Work to complete →
Can you output the material exactly as written, minus any pictures it holds?

Material supplied →
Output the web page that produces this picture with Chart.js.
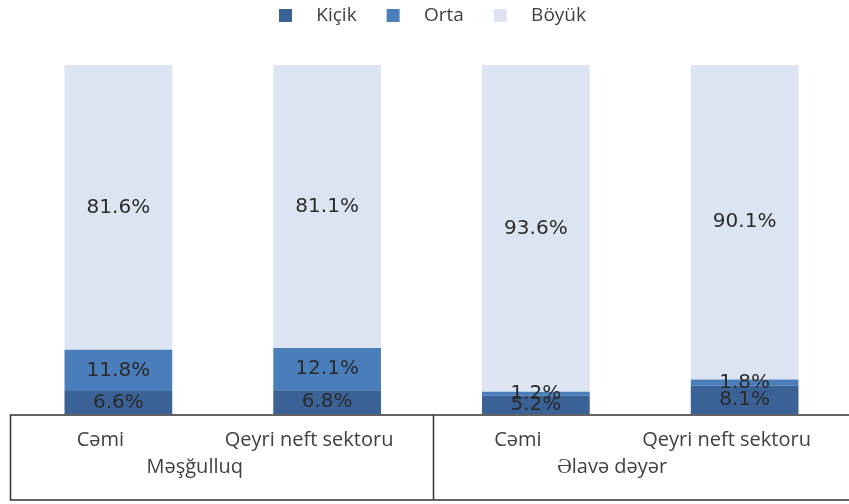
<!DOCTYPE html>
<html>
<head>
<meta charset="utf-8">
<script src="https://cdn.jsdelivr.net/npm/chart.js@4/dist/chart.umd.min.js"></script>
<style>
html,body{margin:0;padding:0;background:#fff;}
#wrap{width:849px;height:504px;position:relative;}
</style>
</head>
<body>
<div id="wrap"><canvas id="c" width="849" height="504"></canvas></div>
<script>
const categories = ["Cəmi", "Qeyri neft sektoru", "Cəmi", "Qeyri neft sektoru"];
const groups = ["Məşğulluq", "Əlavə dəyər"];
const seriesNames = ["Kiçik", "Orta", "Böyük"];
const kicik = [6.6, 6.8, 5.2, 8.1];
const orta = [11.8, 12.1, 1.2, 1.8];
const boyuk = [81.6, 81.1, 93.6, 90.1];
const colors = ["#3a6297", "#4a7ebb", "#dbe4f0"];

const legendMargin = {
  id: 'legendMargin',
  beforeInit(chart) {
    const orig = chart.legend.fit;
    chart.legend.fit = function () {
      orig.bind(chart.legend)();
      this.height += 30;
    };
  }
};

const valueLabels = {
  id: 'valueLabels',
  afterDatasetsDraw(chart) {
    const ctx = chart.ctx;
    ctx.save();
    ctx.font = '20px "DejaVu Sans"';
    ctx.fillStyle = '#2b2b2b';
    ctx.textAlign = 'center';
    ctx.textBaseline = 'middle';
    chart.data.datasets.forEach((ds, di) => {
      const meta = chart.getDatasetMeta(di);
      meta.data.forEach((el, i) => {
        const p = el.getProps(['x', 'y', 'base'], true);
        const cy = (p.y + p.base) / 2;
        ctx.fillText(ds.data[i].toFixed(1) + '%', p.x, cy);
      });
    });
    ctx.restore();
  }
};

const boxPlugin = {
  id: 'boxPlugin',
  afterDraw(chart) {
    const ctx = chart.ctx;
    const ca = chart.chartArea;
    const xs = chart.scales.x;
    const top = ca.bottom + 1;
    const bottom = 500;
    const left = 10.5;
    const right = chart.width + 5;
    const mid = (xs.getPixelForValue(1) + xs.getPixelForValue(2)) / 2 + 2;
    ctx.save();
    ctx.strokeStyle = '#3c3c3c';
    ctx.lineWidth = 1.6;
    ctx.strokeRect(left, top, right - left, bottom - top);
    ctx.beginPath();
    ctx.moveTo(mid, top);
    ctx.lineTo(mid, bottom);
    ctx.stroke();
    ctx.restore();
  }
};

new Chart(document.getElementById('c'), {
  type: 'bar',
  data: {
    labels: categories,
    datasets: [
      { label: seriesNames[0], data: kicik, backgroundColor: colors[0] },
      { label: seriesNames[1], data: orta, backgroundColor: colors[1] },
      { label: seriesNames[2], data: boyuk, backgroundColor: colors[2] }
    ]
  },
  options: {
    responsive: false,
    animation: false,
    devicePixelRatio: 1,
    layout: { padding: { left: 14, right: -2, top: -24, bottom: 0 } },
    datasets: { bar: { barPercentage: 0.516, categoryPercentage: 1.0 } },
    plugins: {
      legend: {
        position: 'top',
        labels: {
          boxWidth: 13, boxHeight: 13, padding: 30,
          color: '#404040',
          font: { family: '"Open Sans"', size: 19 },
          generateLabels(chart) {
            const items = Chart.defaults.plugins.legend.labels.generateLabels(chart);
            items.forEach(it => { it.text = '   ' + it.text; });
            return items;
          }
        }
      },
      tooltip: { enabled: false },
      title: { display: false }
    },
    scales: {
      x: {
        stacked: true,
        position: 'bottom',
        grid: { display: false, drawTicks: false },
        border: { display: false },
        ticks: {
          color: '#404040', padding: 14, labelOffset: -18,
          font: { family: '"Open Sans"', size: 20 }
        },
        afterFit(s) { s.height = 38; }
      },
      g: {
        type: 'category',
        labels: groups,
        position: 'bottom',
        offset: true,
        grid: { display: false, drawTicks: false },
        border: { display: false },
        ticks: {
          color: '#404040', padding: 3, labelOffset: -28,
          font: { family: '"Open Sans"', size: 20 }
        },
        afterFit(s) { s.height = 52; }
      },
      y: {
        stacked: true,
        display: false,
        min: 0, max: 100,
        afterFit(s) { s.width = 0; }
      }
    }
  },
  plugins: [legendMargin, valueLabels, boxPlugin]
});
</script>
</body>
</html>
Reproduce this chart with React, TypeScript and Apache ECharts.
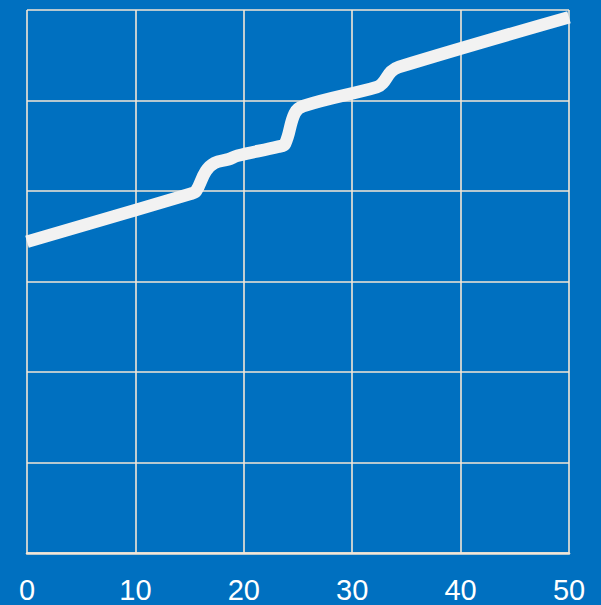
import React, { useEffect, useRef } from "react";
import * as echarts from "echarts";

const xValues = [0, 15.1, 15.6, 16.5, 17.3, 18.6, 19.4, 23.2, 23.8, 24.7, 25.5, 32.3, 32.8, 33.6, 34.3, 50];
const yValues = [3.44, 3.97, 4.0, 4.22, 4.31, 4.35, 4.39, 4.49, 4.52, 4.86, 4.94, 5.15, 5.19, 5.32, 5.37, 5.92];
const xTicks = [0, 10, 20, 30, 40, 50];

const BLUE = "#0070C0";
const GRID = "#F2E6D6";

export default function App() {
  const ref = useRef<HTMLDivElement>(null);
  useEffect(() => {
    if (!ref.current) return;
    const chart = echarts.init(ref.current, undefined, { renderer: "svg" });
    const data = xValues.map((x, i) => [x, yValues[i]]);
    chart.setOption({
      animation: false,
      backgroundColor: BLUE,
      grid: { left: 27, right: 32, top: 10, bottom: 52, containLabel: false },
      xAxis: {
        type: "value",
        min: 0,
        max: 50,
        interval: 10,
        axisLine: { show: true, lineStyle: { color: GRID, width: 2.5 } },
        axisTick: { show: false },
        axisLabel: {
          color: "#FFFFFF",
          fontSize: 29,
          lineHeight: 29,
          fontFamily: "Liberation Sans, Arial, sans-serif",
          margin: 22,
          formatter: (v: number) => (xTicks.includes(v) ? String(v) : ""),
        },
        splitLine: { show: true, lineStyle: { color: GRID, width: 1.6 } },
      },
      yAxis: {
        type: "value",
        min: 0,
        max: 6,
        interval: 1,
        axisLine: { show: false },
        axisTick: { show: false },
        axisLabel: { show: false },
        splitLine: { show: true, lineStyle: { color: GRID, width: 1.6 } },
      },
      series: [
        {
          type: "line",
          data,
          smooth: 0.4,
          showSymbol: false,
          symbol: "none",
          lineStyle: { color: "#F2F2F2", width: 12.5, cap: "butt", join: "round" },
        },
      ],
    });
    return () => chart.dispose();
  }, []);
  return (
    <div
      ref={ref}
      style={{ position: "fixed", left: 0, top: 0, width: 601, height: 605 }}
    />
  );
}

Full answer →
Output the web page that produces this picture with Chart.js.
<!DOCTYPE html>
<html>
<head>
<meta charset="utf-8">
<script src="https://cdn.jsdelivr.net/npm/chart.js@4/dist/chart.umd.min.js"></script>
<style>
html,body{margin:0;padding:0;background:#fff;}
#wrap{width:849px;height:504px;position:relative;}
</style>
</head>
<body>
<div id="wrap"><canvas id="c" width="849" height="504"></canvas></div>
<script>
const categories = ["Cəmi", "Qeyri neft sektoru", "Cəmi", "Qeyri neft sektoru"];
const groups = ["Məşğulluq", "Əlavə dəyər"];
const seriesNames = ["Kiçik", "Orta", "Böyük"];
const kicik = [6.6, 6.8, 5.2, 8.1];
const orta = [11.8, 12.1, 1.2, 1.8];
const boyuk = [81.6, 81.1, 93.6, 90.1];
const colors = ["#3a6297", "#4a7ebb", "#dbe4f0"];

const legendMargin = {
  id: 'legendMargin',
  beforeInit(chart) {
    const orig = chart.legend.fit;
    chart.legend.fit = function () {
      orig.bind(chart.legend)();
      this.height += 30;
    };
  }
};

const valueLabels = {
  id: 'valueLabels',
  afterDatasetsDraw(chart) {
    const ctx = chart.ctx;
    ctx.save();
    ctx.font = '20px "DejaVu Sans"';
    ctx.fillStyle = '#2b2b2b';
    ctx.textAlign = 'center';
    ctx.textBaseline = 'middle';
    chart.data.datasets.forEach((ds, di) => {
      const meta = chart.getDatasetMeta(di);
      meta.data.forEach((el, i) => {
        const p = el.getProps(['x', 'y', 'base'], true);
        const cy = (p.y + p.base) / 2;
        ctx.fillText(ds.data[i].toFixed(1) + '%', p.x, cy);
      });
    });
    ctx.restore();
  }
};

const boxPlugin = {
  id: 'boxPlugin',
  afterDraw(chart) {
    const ctx = chart.ctx;
    const ca = chart.chartArea;
    const xs = chart.scales.x;
    const top = ca.bottom + 1;
    const bottom = 500;
    const left = 10.5;
    const right = chart.width + 5;
    const mid = (xs.getPixelForValue(1) + xs.getPixelForValue(2)) / 2 + 2;
    ctx.save();
    ctx.strokeStyle = '#3c3c3c';
    ctx.lineWidth = 1.6;
    ctx.strokeRect(left, top, right - left, bottom - top);
    ctx.beginPath();
    ctx.moveTo(mid, top);
    ctx.lineTo(mid, bottom);
    ctx.stroke();
    ctx.restore();
  }
};

new Chart(document.getElementById('c'), {
  type: 'bar',
  data: {
    labels: categories,
    datasets: [
      { label: seriesNames[0], data: kicik, backgroundColor: colors[0] },
      { label: seriesNames[1], data: orta, backgroundColor: colors[1] },
      { label: seriesNames[2], data: boyuk, backgroundColor: colors[2] }
    ]
  },
  options: {
    responsive: false,
    animation: false,
    devicePixelRatio: 1,
    layout: { padding: { left: 14, right: -2, top: -24, bottom: 0 } },
    datasets: { bar: { barPercentage: 0.516, categoryPercentage: 1.0 } },
    plugins: {
      legend: {
        position: 'top',
        labels: {
          boxWidth: 13, boxHeight: 13, padding: 30,
          color: '#404040',
          font: { family: '"Open Sans"', size: 19 },
          generateLabels(chart) {
            const items = Chart.defaults.plugins.legend.labels.generateLabels(chart);
            items.forEach(it => { it.text = '   ' + it.text; });
            return items;
          }
        }
      },
      tooltip: { enabled: false },
      title: { display: false }
    },
    scales: {
      x: {
        stacked: true,
        position: 'bottom',
        grid: { display: false, drawTicks: false },
        border: { display: false },
        ticks: {
          color: '#404040', padding: 14, labelOffset: -18,
          font: { family: '"Open Sans"', size: 20 }
        },
        afterFit(s) { s.height = 38; }
      },
      g: {
        type: 'category',
        labels: groups,
        position: 'bottom',
        offset: true,
        grid: { display: false, drawTicks: false },
        border: { display: false },
        ticks: {
          color: '#404040', padding: 3, labelOffset: -28,
          font: { family: '"Open Sans"', size: 20 }
        },
        afterFit(s) { s.height = 52; }
      },
      y: {
        stacked: true,
        display: false,
        min: 0, max: 100,
        afterFit(s) { s.width = 0; }
      }
    }
  },
  plugins: [legendMargin, valueLabels, boxPlugin]
});
</script>
</body>
</html>
Reproduce this chart with React, TypeScript and Apache ECharts.
import React, { useEffect, useRef } from "react";
import * as echarts from "echarts";

const xValues = [0, 15.1, 15.6, 16.5, 17.3, 18.6, 19.4, 23.2, 23.8, 24.7, 25.5, 32.3, 32.8, 33.6, 34.3, 50];
const yValues = [3.44, 3.97, 4.0, 4.22, 4.31, 4.35, 4.39, 4.49, 4.52, 4.86, 4.94, 5.15, 5.19, 5.32, 5.37, 5.92];
const xTicks = [0, 10, 20, 30, 40, 50];

const BLUE = "#0070C0";
const GRID = "#F2E6D6";

export default function App() {
  const ref = useRef<HTMLDivElement>(null);
  useEffect(() => {
    if (!ref.current) return;
    const chart = echarts.init(ref.current, undefined, { renderer: "svg" });
    const data = xValues.map((x, i) => [x, yValues[i]]);
    chart.setOption({
      animation: false,
      backgroundColor: BLUE,
      grid: { left: 27, right: 32, top: 10, bottom: 52, containLabel: false },
      xAxis: {
        type: "value",
        min: 0,
        max: 50,
        interval: 10,
        axisLine: { show: true, lineStyle: { color: GRID, width: 2.5 } },
        axisTick: { show: false },
        axisLabel: {
          color: "#FFFFFF",
          fontSize: 29,
          lineHeight: 29,
          fontFamily: "Liberation Sans, Arial, sans-serif",
          margin: 22,
          formatter: (v: number) => (xTicks.includes(v) ? String(v) : ""),
        },
        splitLine: { show: true, lineStyle: { color: GRID, width: 1.6 } },
      },
      yAxis: {
        type: "value",
        min: 0,
        max: 6,
        interval: 1,
        axisLine: { show: false },
        axisTick: { show: false },
        axisLabel: { show: false },
        splitLine: { show: true, lineStyle: { color: GRID, width: 1.6 } },
      },
      series: [
        {
          type: "line",
          data,
          smooth: 0.4,
          showSymbol: false,
          symbol: "none",
          lineStyle: { color: "#F2F2F2", width: 12.5, cap: "butt", join: "round" },
        },
      ],
    });
    return () => chart.dispose();
  }, []);
  return (
    <div
      ref={ref}
      style={{ position: "fixed", left: 0, top: 0, width: 601, height: 605 }}
    />
  );
}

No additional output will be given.